Les grognards de Napoléon appelaient Castrojeriz " quatre souris" et ils s'y sont bien battus, comme d'autres avant eux, car Castrojeriz fut l'objet de bien des batailles entre maures et chrétiens. C'est une étape qui se mérite.Depuis Burgos le pèlerin marche dans la Tierra de Campos où il n'y a rien, sinon parfois à l'horizon un hameau blotti dans un creux de terrain et que l'on découvre soudain, comme Hontanas, où je me suis sustenté d'un verre de rouge et d'un morceau de chorizo après avoir marché des heures dans le vent glacial venu du nord.
Le temps a changé et je ne sais comment m'habiller. Je suis trop couvert dès que le vent tombe et que le soleil darde sur ce désert, puis le vent reprend et glace ma sueur. Je ne cesse de supporter des chauds et froids auxquels s'ajoute l'inconfort apporté par des mouches qui surgissent de partout et infestent les villages déserts. Vers le soir Castrojeriz se profile au loin avec son château sur sa colline dans la lumière de fin d'après-midi.
Je passe devant les ruines mélancoliques du couvent de San Anton où flotte un drapeau espagnol on ne sait pourquoi. Le chemin passe sous deux arches gigantesques qui reliaient autrefois l'hôpital à l'église. Deux garde manger imbriqués dans le mur rappellent qu'au Moyen Age de la nourriture y était déposée pour les pèlerins....ou les lépreux, je ne sais trop.

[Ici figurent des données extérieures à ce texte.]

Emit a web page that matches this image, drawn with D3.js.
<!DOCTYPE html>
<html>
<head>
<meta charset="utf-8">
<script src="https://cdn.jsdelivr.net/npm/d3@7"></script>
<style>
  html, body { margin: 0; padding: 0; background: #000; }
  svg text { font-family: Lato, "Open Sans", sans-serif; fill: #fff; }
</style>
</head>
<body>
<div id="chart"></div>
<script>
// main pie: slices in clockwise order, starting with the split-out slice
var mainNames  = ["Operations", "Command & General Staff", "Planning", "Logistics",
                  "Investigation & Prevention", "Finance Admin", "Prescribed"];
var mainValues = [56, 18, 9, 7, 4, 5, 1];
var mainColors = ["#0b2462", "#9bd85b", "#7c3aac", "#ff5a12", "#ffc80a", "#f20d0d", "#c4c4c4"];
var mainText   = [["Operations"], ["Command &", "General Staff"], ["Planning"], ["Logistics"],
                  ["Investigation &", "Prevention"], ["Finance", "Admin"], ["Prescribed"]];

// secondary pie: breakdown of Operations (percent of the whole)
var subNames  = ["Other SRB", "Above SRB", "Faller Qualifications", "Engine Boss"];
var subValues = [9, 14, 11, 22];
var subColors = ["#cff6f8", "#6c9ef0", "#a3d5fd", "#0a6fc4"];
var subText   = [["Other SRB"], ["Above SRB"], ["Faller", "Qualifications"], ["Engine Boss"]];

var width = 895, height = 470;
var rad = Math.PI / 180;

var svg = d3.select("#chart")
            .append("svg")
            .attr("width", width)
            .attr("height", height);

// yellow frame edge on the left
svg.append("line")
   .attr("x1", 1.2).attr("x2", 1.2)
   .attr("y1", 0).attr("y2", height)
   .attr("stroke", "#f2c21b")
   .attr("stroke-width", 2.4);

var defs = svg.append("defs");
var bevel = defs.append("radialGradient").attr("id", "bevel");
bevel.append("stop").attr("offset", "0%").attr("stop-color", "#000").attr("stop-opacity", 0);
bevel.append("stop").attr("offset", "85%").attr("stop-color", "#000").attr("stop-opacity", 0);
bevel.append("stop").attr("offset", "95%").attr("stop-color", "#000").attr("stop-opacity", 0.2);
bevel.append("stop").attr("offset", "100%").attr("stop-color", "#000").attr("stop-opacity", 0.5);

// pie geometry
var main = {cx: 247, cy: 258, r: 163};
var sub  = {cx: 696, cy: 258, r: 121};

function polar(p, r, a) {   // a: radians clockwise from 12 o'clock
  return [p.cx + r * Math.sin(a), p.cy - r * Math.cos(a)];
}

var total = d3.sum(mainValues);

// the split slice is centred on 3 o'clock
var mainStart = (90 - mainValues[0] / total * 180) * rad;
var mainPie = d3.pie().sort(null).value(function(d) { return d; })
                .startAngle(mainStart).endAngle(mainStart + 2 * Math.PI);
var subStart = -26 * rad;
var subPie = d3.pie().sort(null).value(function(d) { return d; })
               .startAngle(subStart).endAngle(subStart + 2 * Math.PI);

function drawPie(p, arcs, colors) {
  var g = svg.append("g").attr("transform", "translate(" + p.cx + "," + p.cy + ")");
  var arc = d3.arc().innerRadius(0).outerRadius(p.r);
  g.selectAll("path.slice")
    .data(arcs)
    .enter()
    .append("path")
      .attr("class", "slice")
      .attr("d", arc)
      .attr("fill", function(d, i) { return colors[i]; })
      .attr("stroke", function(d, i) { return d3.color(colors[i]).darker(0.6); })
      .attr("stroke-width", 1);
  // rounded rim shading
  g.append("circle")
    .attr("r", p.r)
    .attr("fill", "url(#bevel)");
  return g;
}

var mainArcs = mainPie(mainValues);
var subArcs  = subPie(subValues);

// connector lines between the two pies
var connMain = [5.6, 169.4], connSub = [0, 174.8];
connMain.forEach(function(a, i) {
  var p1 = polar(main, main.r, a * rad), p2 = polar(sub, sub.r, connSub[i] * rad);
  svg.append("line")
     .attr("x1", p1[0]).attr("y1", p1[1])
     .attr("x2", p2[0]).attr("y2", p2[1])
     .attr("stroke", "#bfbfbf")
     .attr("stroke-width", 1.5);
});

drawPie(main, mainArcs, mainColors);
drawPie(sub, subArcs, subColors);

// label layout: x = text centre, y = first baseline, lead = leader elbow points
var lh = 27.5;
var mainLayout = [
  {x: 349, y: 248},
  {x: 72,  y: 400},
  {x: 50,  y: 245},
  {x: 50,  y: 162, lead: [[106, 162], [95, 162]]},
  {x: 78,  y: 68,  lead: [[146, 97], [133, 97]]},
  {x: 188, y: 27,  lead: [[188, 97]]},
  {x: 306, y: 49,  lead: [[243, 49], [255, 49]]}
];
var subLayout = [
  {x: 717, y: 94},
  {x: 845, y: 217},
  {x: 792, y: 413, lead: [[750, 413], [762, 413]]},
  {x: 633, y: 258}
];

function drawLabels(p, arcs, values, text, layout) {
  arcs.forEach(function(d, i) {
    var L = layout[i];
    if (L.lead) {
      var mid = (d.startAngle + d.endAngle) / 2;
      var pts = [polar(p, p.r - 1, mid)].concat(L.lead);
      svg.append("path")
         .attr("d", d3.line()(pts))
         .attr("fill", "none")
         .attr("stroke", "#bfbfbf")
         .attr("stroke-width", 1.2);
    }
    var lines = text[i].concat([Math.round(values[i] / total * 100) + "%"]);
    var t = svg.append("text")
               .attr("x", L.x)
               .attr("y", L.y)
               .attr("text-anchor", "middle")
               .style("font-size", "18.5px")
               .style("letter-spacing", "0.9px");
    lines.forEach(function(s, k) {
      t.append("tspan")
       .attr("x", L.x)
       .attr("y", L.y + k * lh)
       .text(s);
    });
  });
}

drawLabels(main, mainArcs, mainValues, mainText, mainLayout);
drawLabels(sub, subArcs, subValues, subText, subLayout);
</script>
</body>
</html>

A Castrojeriz je trouve un excellent gîte municipal où je retrouve d'abord un couple très catho qui " se fait la gueule" ( marcher ensemble pour un vieux couple est peut-être une sanctification méritoire), puis je tombe nez à nez sur Inga,l'une des norvégiennes avec qui j'avais festoyé au vin de Cahors sur le Causse. J'avais perdu de vue les deux filles sous les trombes d'eau vers Moissac. Nous allons prendre un verre " en ville". En allemand Inga m'informe que sa copine a craqué et qu'elle est repartie en Norvège, puis elle sort un long fume cigarette en argent et se met à fumer en silence dans le bar de la grand rue, ou plutôt de la "rue chemin" la plus longue du sentier ( 2 kms). Je laisse Inga à sa fumerie pour escalader la colline et visiter le château des Templiers qui domine la ville. Là haut dans les ruines,le vent glacé souffle en tempête,mais la vue sur le "paramo" ( le plateau désertique) est magnifique. Le soleil descend lentement et je regagne le gîte dans la demi pénombre, épuisé mais heureux. Je sombre bientôt dans le sommeil.